__Set task__
Beginning with the first line, set down every line through the one containing "percents = [36, 26, 19, 8, 5, 4, 1, 1]", exactly as it appears, but not the pictures.

__Collected material__
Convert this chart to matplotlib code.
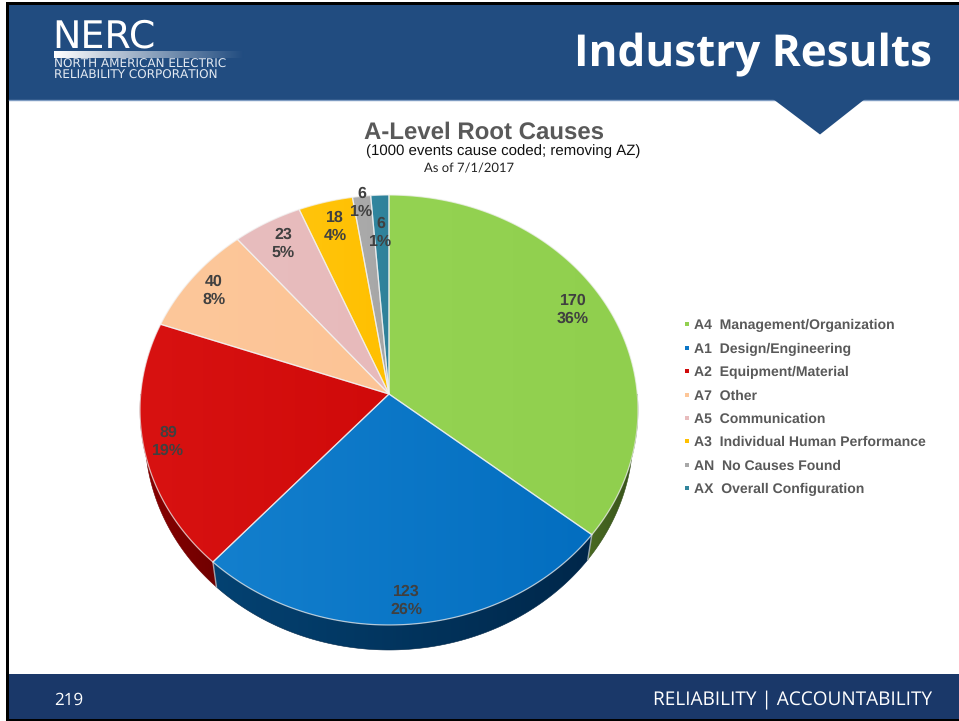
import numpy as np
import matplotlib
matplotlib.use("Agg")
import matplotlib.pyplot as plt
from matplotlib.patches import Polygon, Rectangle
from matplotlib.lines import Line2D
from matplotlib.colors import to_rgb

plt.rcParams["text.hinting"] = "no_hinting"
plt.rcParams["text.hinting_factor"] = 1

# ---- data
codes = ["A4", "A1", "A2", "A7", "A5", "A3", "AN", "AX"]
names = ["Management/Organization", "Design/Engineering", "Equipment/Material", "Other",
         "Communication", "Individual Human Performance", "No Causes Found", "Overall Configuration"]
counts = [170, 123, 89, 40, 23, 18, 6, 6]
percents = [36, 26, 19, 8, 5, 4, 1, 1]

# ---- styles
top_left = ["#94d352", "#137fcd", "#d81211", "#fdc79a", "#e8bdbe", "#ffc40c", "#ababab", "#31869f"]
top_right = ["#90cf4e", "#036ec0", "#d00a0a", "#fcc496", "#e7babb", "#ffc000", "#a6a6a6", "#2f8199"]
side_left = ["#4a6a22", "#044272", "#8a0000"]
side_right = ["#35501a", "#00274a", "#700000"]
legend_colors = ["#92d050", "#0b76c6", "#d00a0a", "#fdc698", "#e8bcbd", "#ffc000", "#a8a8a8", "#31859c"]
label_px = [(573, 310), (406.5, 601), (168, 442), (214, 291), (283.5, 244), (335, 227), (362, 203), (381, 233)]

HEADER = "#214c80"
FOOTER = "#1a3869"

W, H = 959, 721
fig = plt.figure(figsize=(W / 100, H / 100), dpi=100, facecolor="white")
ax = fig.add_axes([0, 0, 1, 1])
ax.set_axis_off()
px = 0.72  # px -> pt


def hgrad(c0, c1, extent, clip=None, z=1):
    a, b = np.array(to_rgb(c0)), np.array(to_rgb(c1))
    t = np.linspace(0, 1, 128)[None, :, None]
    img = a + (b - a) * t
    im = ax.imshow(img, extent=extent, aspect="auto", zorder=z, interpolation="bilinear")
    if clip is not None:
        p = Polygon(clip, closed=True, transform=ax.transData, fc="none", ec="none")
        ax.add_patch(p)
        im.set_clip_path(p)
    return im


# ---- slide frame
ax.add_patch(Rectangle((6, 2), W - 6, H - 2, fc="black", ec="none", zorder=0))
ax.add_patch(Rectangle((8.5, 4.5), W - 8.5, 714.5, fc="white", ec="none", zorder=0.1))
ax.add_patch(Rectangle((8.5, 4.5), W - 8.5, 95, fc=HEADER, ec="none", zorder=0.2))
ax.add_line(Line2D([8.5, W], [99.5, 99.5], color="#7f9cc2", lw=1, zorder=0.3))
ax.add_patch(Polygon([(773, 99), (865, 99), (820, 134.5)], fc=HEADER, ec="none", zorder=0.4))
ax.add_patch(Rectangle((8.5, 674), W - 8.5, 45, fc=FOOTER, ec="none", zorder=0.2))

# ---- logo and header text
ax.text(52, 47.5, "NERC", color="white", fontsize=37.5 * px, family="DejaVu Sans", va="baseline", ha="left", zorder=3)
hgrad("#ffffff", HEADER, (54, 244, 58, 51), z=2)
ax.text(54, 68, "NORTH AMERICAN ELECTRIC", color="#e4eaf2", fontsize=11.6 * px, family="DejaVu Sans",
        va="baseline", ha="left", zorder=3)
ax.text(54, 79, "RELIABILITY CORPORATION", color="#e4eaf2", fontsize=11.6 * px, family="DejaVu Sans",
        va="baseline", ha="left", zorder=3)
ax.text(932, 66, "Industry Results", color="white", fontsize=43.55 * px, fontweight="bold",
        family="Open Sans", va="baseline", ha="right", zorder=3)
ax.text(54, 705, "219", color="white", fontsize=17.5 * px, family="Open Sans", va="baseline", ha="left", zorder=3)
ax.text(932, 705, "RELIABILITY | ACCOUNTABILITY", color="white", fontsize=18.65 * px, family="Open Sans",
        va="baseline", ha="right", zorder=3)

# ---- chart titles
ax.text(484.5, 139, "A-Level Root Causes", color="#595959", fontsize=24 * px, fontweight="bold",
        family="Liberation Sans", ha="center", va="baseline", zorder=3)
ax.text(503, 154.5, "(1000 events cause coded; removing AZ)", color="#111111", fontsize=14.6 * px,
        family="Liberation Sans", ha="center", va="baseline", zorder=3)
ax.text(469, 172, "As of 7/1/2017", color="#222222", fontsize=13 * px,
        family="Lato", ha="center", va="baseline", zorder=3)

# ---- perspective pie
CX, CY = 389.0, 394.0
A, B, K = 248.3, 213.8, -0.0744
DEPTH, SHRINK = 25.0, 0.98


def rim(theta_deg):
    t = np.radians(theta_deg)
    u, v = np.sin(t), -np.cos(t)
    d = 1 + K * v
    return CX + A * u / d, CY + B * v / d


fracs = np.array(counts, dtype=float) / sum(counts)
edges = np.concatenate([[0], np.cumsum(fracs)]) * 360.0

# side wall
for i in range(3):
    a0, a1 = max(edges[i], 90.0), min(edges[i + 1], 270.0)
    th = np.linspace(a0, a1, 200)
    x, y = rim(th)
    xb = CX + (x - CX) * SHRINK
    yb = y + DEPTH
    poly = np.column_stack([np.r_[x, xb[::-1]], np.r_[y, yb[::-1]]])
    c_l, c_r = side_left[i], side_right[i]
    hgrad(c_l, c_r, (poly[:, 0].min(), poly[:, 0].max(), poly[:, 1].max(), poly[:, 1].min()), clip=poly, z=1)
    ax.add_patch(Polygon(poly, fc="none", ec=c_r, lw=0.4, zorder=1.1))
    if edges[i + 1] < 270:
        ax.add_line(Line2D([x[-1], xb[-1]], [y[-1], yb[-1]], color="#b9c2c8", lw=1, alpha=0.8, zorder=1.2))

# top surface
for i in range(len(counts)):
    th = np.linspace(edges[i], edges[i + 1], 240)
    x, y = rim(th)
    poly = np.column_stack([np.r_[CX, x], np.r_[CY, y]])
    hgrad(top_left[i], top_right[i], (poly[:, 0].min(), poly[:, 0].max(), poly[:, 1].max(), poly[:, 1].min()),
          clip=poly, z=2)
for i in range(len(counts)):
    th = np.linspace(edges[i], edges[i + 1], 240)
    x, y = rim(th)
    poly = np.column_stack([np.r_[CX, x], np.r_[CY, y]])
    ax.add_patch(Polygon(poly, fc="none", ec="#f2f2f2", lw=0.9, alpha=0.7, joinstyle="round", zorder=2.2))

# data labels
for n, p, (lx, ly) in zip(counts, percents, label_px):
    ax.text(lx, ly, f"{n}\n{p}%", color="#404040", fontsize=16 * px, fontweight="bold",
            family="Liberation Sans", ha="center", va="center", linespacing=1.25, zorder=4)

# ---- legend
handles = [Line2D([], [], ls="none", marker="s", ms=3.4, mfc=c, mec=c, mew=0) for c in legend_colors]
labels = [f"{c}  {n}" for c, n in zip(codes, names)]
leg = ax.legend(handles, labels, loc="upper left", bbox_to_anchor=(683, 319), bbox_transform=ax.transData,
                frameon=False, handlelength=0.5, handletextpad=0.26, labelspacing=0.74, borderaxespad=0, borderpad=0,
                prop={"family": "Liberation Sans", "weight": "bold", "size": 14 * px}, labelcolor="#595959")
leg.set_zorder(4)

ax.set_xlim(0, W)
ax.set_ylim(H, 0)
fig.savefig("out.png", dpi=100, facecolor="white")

__Written solution__
Convert this chart to matplotlib code.
import numpy as np
import matplotlib
matplotlib.use("Agg")
import matplotlib.pyplot as plt
from matplotlib.patches import Polygon, Rectangle
from matplotlib.lines import Line2D
from matplotlib.colors import to_rgb

plt.rcParams["text.hinting"] = "no_hinting"
plt.rcParams["text.hinting_factor"] = 1

# ---- data
codes = ["A4", "A1", "A2", "A7", "A5", "A3", "AN", "AX"]
names = ["Management/Organization", "Design/Engineering", "Equipment/Material", "Other",
         "Communication", "Individual Human Performance", "No Causes Found", "Overall Configuration"]
counts = [170, 123, 89, 40, 23, 18, 6, 6]
percents = [36, 26, 19, 8, 5, 4, 1, 1]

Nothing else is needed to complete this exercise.